Dataset excerpt:
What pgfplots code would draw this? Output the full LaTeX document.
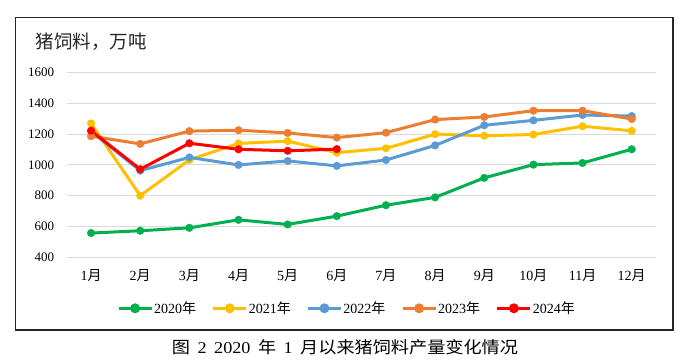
\documentclass[border=0pt]{standalone}
\usepackage{pgfplots}
\pgfplotsset{compat=1.18}
\usepackage{fontspec}
\setmainfont{Liberation Serif}
\newfontfamily\cjk{Noto Sans CJK SC}
\newfontfamily\cjkw[FakeStretch=1.1]{Noto Sans CJK SC}
\newfontfamily\serw[FakeStretch=1.1]{Liberation Serif}
\definecolor{cA}{HTML}{00B050}
\definecolor{cB}{HTML}{FFC000}
\definecolor{cC}{HTML}{5B9BD5}
\definecolor{cD}{HTML}{ED7D31}
\definecolor{cE}{HTML}{FF0000}
\newcommand{\M}{{\cjk 月}}
\newcommand{\Y}{{\cjk 年}}
\begin{document}
\begin{tikzpicture}
\useasboundingbox (0,0) rectangle (687bp,364bp);
\fill[white] (0,0) rectangle (687bp,364bp);
\draw[line width=1.5bp, black!85] (15.7bp,34bp) rectangle (673bp,346.7bp);
\node[anchor=west, inner sep=0pt, font=\cjk\fontsize{18.5bp}{20bp}\selectfont, text=black!85] at (35.5bp,322.3bp) {猪饲料，万吨};
\node[anchor=center, inner sep=0pt, font=\serw\fontsize{16.5bp}{18bp}\selectfont] at (345bp,17bp) {{\cjkw 图}\hspace{7.5bp}2\hspace{7.5bp}2020\hspace{7.5bp}{\cjkw 年}\hspace{7.5bp}1\hspace{7.5bp}{\cjkw 月以来猪饲料产量变化情况}};
\begin{axis}[
  at={(66.5bp,106.8bp)}, anchor=south west, scale only axis,
  width=589.8bp, height=184.5bp,
  xmin=0.5, xmax=12.5, ymin=400, ymax=1600,
  ytick={400,600,...,1600}, xtick={1,...,12},
  xticklabels={1\M,2\M,3\M,4\M,5\M,6\M,7\M,8\M,9\M,10\M,11\M,12\M},
  axis line style={draw=none}, major tick length=0pt,
  ymajorgrids, grid style={draw=black!15, line width=1bp},
  /pgf/number format/assume math mode=true, /pgf/number format/1000 sep={},
  yticklabel style={font=\fontsize{13bp}{15bp}\selectfont, inner sep=0pt, anchor=east, xshift=-12.2bp},
  xticklabel style={font=\fontsize{14bp}{16bp}\selectfont, inner sep=0pt, anchor=center, yshift=-18.6bp},
  clip=false,
  legend style={at={(axis description cs:0.4747,-0.277)}, anchor=center, draw=none, fill=none,
    legend columns=5, font=\fontsize{14bp}{16bp}\selectfont, inner sep=0pt,
    nodes={inner sep=1bp}, /tikz/every even column/.append style={column sep=14.7bp}},
  legend image code/.code={\draw[#1,line width=3bp] (0bp,0bp) -- (33bp,0bp); \fill[#1] (16.5bp,0bp) circle (3.4bp);},
  every axis plot/.append style={line width=3bp, mark=*, mark size=3.8bp, mark options={line width=0.4bp}},
]
\addplot[color=cA] coordinates {(1,557)(2,572)(3,591)(4,643)(5,613)(6,667)(7,738)(8,789)(9,916)(10,1002)(11,1013)(12,1102)};
\addlegendentry{2020\Y}
\addplot[color=cB] coordinates {(1,1270)(2,800)(3,1033)(4,1140)(5,1155)(6,1080)(7,1108)(8,1200)(9,1190)(10,1198)(11,1252)(12,1222)};
\addlegendentry{2021\Y}
\addplot[color=cC] coordinates {(1,1218)(2,963)(3,1049)(4,1000)(5,1026)(6,994)(7,1032)(8,1127)(9,1258)(10,1290)(11,1325)(12,1318)};
\addlegendentry{2022\Y}
\addplot[color=cD] coordinates {(1,1187)(2,1137)(3,1220)(4,1226)(5,1208)(6,1178)(7,1210)(8,1295)(9,1312)(10,1353)(11,1353)(12,1299)};
\addlegendentry{2023\Y}
\addplot[color=cE] coordinates {(1,1223)(2,972)(3,1141)(4,1102)(5,1092)(6,1103)};
\addlegendentry{2024\Y}
\end{axis}
\end{tikzpicture}
\end{document}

What to do:
Copy out every line where the word "draw" occurs.

Answer to the exercise:
What pgfplots code would draw this? Output the full LaTeX document.
\draw[line width=1.5bp, black!85] (15.7bp,34bp) rectangle (673bp,346.7bp);
  axis line style={draw=none}, major tick length=0pt,
  ymajorgrids, grid style={draw=black!15, line width=1bp},
  legend style={at={(axis description cs:0.4747,-0.277)}, anchor=center, draw=none, fill=none,
  legend image code/.code={\draw[#1,line width=3bp] (0bp,0bp) -- (33bp,0bp); \fill[#1] (16.5bp,0bp) circle (3.4bp);},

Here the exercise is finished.